Figure 4: Why are data from samples younger than 8kyr used here? Elsewhere 2kyr is used. It seems difficult to expect a comparison between I/Ca from samples from last 8kyr and contemporary water column O2.
Figure 1: Do the color of the symbols on the map in part A marking locations correspond to I/Ca legend? Their colors overlap but the values all seem very low and thus inconsistent with the subsequent graphs of I/Ca. I’m wondering if the maximum values on the color scale are too large thus giving the impression of uniformly low I/Ca? If this is the case, adjust the color scale range so the spread in I/Ca is more clearly visualized.

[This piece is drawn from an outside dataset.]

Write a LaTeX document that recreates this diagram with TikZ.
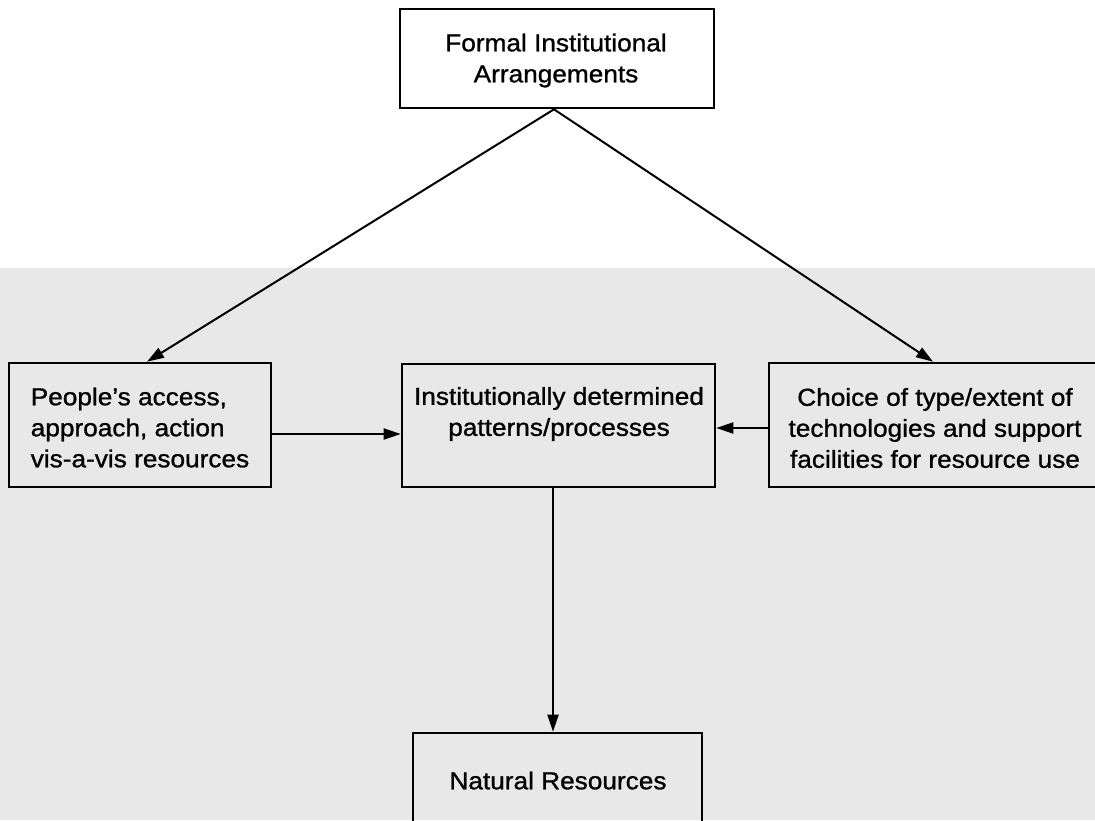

Line 395 and Figure 6: Zhou et al., 2014 also demonstrated a temperature dependency between I/Ca and iodate in medium (see their supplement). It looks like this was utilized but a uniform temp of 19 deg was used, though the color bar shows a large range of temperatures. It would be helpful to use the iodate concentrations and temperature from each site at the depth of p25(O2) to plot the synthetic calcite predicted I/Ca value using the temperature dependent I/Ca equations from Zhou et al., 2014 and plot these against the actual measured I/Ca values. This could be done for each site and demonstrate the relationships, if any. This could aide in interpreting deviations from “ideal”.
Line 408: The highly elevated values of I/Ca >6 µmol/mol are not necessarily specific to foraminiferal calcite. It is noteworthy that similarly elevated values are observed for core-top aragonite (see Hardisty et al., 2017 data from Great Bahamas Bank), which may reflect partition coefficient differences for aragonite or other environmental influences. Also see Lu et al., 2022 for a similar discussion from benthic forams.
https://doi.org/10.1016/j.gca.2022.06.001 and https://doi.org/10.1016/j.epsl.2017.01.032
Figures: If the authors intend to present I/Ca as quantitative for O2 under any circumstance, it would be useful to make another map like Figure 1A showing marine O2 (showing p25O2 in this case) but with the fill of the circles marking sites shaded with the predicted O2 based on the I/Ca measured at this site. This would provide a global visualization not apparent in the other figures for which regions follow the predicted trend line and which do not.